— TO DO —
Omit all images, then return the remaining material exactly as it stands.

>> BEGIN INFORMATION PROVIDED

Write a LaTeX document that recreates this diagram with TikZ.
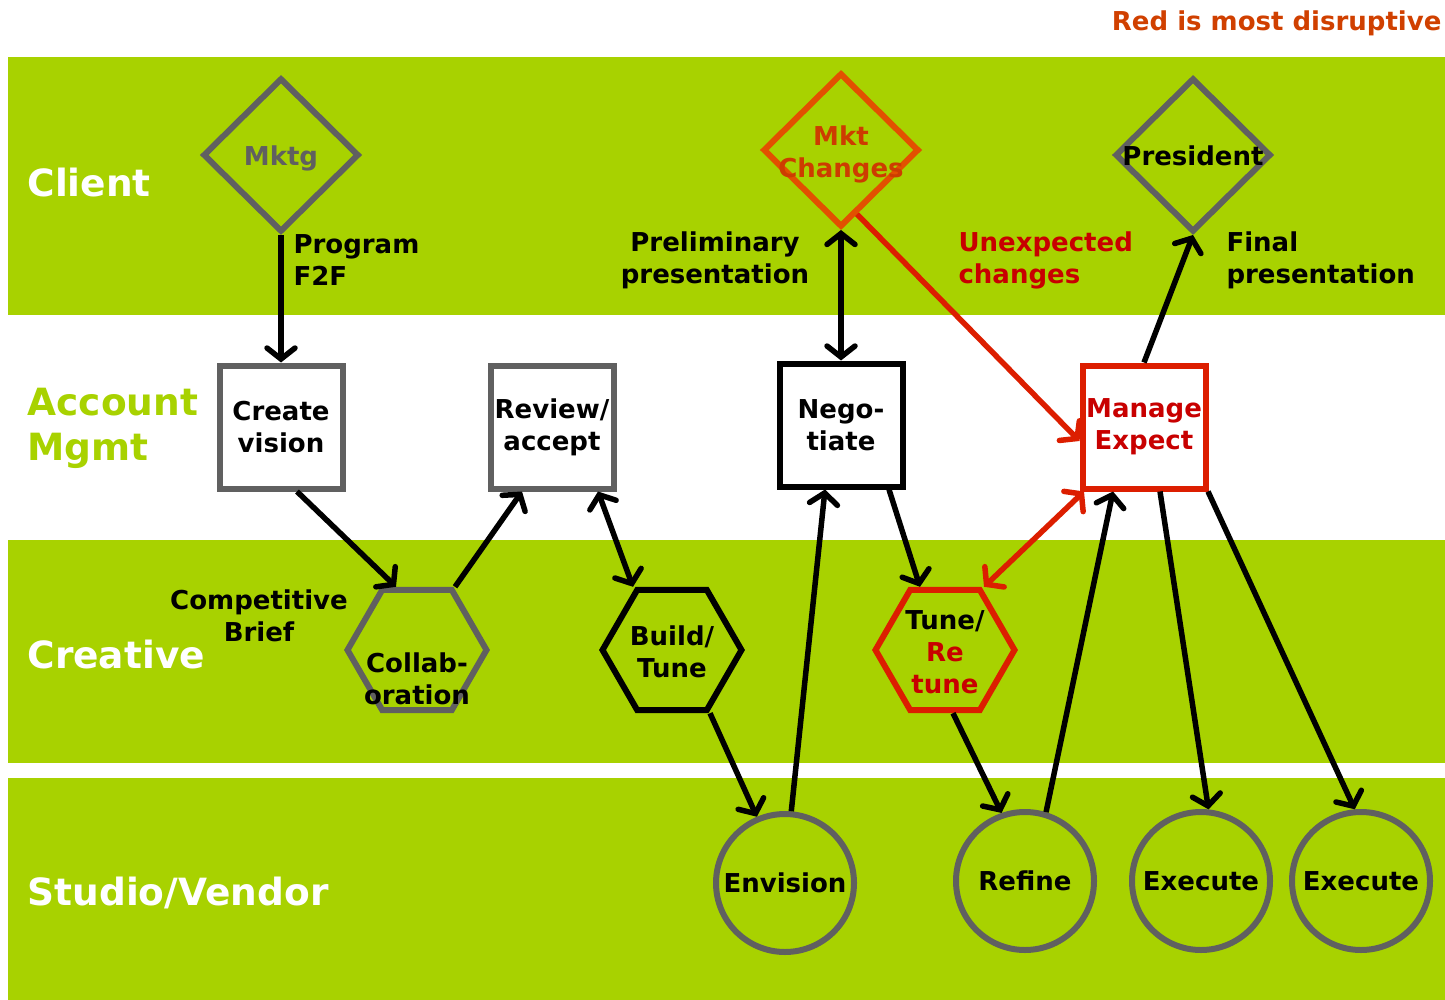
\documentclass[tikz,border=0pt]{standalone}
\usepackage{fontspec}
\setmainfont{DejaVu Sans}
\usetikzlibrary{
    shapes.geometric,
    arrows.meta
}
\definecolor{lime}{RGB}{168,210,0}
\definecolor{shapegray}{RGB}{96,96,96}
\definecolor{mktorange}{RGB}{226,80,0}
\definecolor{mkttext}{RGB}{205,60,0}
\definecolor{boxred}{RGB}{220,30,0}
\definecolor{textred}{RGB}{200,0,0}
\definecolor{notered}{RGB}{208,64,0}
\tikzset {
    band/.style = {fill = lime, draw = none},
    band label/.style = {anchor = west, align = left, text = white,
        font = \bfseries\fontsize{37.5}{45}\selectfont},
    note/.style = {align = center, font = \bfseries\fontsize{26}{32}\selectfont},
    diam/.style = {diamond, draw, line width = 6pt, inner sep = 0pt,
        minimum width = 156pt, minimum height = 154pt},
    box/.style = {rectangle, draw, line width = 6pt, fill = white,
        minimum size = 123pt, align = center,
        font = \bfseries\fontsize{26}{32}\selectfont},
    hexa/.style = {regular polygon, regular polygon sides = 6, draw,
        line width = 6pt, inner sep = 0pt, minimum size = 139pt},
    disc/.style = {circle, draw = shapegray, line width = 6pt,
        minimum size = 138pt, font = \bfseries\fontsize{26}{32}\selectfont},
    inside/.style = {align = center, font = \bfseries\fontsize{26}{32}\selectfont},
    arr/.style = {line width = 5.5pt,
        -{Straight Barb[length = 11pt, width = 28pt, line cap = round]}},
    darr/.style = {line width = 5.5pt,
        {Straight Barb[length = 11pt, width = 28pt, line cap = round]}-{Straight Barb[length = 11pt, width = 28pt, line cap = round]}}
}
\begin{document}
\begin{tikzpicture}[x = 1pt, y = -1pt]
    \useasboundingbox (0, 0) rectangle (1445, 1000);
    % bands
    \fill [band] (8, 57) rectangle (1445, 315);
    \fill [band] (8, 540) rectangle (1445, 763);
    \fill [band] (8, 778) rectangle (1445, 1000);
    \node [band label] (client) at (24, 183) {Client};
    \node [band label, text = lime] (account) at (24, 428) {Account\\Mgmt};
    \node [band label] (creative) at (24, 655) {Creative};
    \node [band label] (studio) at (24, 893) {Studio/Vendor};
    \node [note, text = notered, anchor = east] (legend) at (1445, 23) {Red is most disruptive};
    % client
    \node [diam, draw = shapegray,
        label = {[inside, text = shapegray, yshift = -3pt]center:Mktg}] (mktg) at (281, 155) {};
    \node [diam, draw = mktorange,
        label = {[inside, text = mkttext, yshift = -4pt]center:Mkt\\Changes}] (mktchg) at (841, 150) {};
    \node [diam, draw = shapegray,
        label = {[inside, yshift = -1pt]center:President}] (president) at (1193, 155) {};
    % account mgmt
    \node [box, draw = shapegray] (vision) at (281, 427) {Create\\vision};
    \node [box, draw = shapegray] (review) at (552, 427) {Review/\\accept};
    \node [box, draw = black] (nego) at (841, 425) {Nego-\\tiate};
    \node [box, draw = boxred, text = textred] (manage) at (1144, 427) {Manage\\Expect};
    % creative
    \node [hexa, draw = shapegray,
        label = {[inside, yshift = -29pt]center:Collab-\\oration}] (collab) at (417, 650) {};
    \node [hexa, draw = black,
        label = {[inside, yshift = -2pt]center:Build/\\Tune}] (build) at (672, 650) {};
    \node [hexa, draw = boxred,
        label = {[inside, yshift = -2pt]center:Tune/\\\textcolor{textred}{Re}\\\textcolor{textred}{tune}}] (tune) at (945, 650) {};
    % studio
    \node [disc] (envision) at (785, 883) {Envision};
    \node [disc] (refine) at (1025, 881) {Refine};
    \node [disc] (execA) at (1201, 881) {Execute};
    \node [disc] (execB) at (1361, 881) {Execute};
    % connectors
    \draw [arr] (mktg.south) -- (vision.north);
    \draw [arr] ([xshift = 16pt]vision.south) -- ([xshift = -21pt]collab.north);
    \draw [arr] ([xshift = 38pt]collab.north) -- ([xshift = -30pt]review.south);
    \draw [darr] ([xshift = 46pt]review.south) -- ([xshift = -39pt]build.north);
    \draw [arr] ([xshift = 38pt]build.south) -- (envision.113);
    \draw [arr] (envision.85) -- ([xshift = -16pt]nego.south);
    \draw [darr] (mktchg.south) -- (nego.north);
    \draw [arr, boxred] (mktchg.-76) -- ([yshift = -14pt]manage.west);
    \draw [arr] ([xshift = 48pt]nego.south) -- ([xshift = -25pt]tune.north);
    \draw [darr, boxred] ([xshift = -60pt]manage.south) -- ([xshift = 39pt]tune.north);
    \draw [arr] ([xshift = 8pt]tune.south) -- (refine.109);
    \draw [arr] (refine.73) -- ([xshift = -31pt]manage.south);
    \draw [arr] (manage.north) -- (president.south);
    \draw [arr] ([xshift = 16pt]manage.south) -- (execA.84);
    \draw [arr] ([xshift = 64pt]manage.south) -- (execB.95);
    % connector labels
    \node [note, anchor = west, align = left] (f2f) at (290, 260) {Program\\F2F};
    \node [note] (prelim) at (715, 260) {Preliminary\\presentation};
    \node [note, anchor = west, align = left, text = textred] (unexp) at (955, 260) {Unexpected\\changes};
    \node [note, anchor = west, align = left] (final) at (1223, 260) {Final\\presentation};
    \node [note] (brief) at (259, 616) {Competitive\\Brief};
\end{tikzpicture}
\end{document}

>> END INFORMATION PROVIDED

— EXERCISE RESULT —
Write a LaTeX document that recreates this diagram with TikZ.
\documentclass[tikz,border=0pt]{standalone}
\usepackage{fontspec}
\setmainfont{DejaVu Sans}
\usetikzlibrary{
    shapes.geometric,
    arrows.meta
}
\definecolor{lime}{RGB}{168,210,0}
\definecolor{shapegray}{RGB}{96,96,96}
\definecolor{mktorange}{RGB}{226,80,0}
\definecolor{mkttext}{RGB}{205,60,0}
\definecolor{boxred}{RGB}{220,30,0}
\definecolor{textred}{RGB}{200,0,0}
\definecolor{notered}{RGB}{208,64,0}
\tikzset {
    band/.style = {fill = lime, draw = none},
    band label/.style = {anchor = west, align = left, text = white,
        font = \bfseries\fontsize{37.5}{45}\selectfont},
    note/.style = {align = center, font = \bfseries\fontsize{26}{32}\selectfont},
    diam/.style = {diamond, draw, line width = 6pt, inner sep = 0pt,
        minimum width = 156pt, minimum height = 154pt},
    box/.style = {rectangle, draw, line width = 6pt, fill = white,
        minimum size = 123pt, align = center,
        font = \bfseries\fontsize{26}{32}\selectfont},
    hexa/.style = {regular polygon, regular polygon sides = 6, draw,
        line width = 6pt, inner sep = 0pt, minimum size = 139pt},
    disc/.style = {circle, draw = shapegray, line width = 6pt,
        minimum size = 138pt, font = \bfseries\fontsize{26}{32}\selectfont},
    inside/.style = {align = center, font = \bfseries\fontsize{26}{32}\selectfont},
    arr/.style = {line width = 5.5pt,
        -{Straight Barb[length = 11pt, width = 28pt, line cap = round]}},
    darr/.style = {line width = 5.5pt,
        {Straight Barb[length = 11pt, width = 28pt, line cap = round]}-{Straight Barb[length = 11pt, width = 28pt, line cap = round]}}
}
\begin{document}
\begin{tikzpicture}[x = 1pt, y = -1pt]
    \useasboundingbox (0, 0) rectangle (1445, 1000);
    % bands
    \fill [band] (8, 57) rectangle (1445, 315);
    \fill [band] (8, 540) rectangle (1445, 763);
    \fill [band] (8, 778) rectangle (1445, 1000);
    \node [band label] (client) at (24, 183) {Client};
    \node [band label, text = lime] (account) at (24, 428) {Account\\Mgmt};
    \node [band label] (creative) at (24, 655) {Creative};
    \node [band label] (studio) at (24, 893) {Studio/Vendor};
    \node [note, text = notered, anchor = east] (legend) at (1445, 23) {Red is most disruptive};
    % client
    \node [diam, draw = shapegray,
        label = {[inside, text = shapegray, yshift = -3pt]center:Mktg}] (mktg) at (281, 155) {};
    \node [diam, draw = mktorange,
        label = {[inside, text = mkttext, yshift = -4pt]center:Mkt\\Changes}] (mktchg) at (841, 150) {};
    \node [diam, draw = shapegray,
        label = {[inside, yshift = -1pt]center:President}] (president) at (1193, 155) {};
    % account mgmt
    \node [box, draw = shapegray] (vision) at (281, 427) {Create\\vision};
    \node [box, draw = shapegray] (review) at (552, 427) {Review/\\accept};
    \node [box, draw = black] (nego) at (841, 425) {Nego-\\tiate};
    \node [box, draw = boxred, text = textred] (manage) at (1144, 427) {Manage\\Expect};
    % creative
    \node [hexa, draw = shapegray,
        label = {[inside, yshift = -29pt]center:Collab-\\oration}] (collab) at (417, 650) {};
    \node [hexa, draw = black,
        label = {[inside, yshift = -2pt]center:Build/\\Tune}] (build) at (672, 650) {};
    \node [hexa, draw = boxred,
        label = {[inside, yshift = -2pt]center:Tune/\\\textcolor{textred}{Re}\\\textcolor{textred}{tune}}] (tune) at (945, 650) {};
    % studio
    \node [disc] (envision) at (785, 883) {Envision};
    \node [disc] (refine) at (1025, 881) {Refine};
    \node [disc] (execA) at (1201, 881) {Execute};
    \node [disc] (execB) at (1361, 881) {Execute};
    % connectors
    \draw [arr] (mktg.south) -- (vision.north);
    \draw [arr] ([xshift = 16pt]vision.south) -- ([xshift = -21pt]collab.north);
    \draw [arr] ([xshift = 38pt]collab.north) -- ([xshift = -30pt]review.south);
    \draw [darr] ([xshift = 46pt]review.south) -- ([xshift = -39pt]build.north);
    \draw [arr] ([xshift = 38pt]build.south) -- (envision.113);
    \draw [arr] (envision.85) -- ([xshift = -16pt]nego.south);
    \draw [darr] (mktchg.south) -- (nego.north);
    \draw [arr, boxred] (mktchg.-76) -- ([yshift = -14pt]manage.west);
    \draw [arr] ([xshift = 48pt]nego.south) -- ([xshift = -25pt]tune.north);
    \draw [darr, boxred] ([xshift = -60pt]manage.south) -- ([xshift = 39pt]tune.north);
    \draw [arr] ([xshift = 8pt]tune.south) -- (refine.109);
    \draw [arr] (refine.73) -- ([xshift = -31pt]manage.south);
    \draw [arr] (manage.north) -- (president.south);
    \draw [arr] ([xshift = 16pt]manage.south) -- (execA.84);
    \draw [arr] ([xshift = 64pt]manage.south) -- (execB.95);
    % connector labels
    \node [note, anchor = west, align = left] (f2f) at (290, 260) {Program\\F2F};
    \node [note] (prelim) at (715, 260) {Preliminary\\presentation};
    \node [note, anchor = west, align = left, text = textred] (unexp) at (955, 260) {Unexpected\\changes};
    \node [note, anchor = west, align = left] (final) at (1223, 260) {Final\\presentation};
    \node [note] (brief) at (259, 616) {Competitive\\Brief};
\end{tikzpicture}
\end{document}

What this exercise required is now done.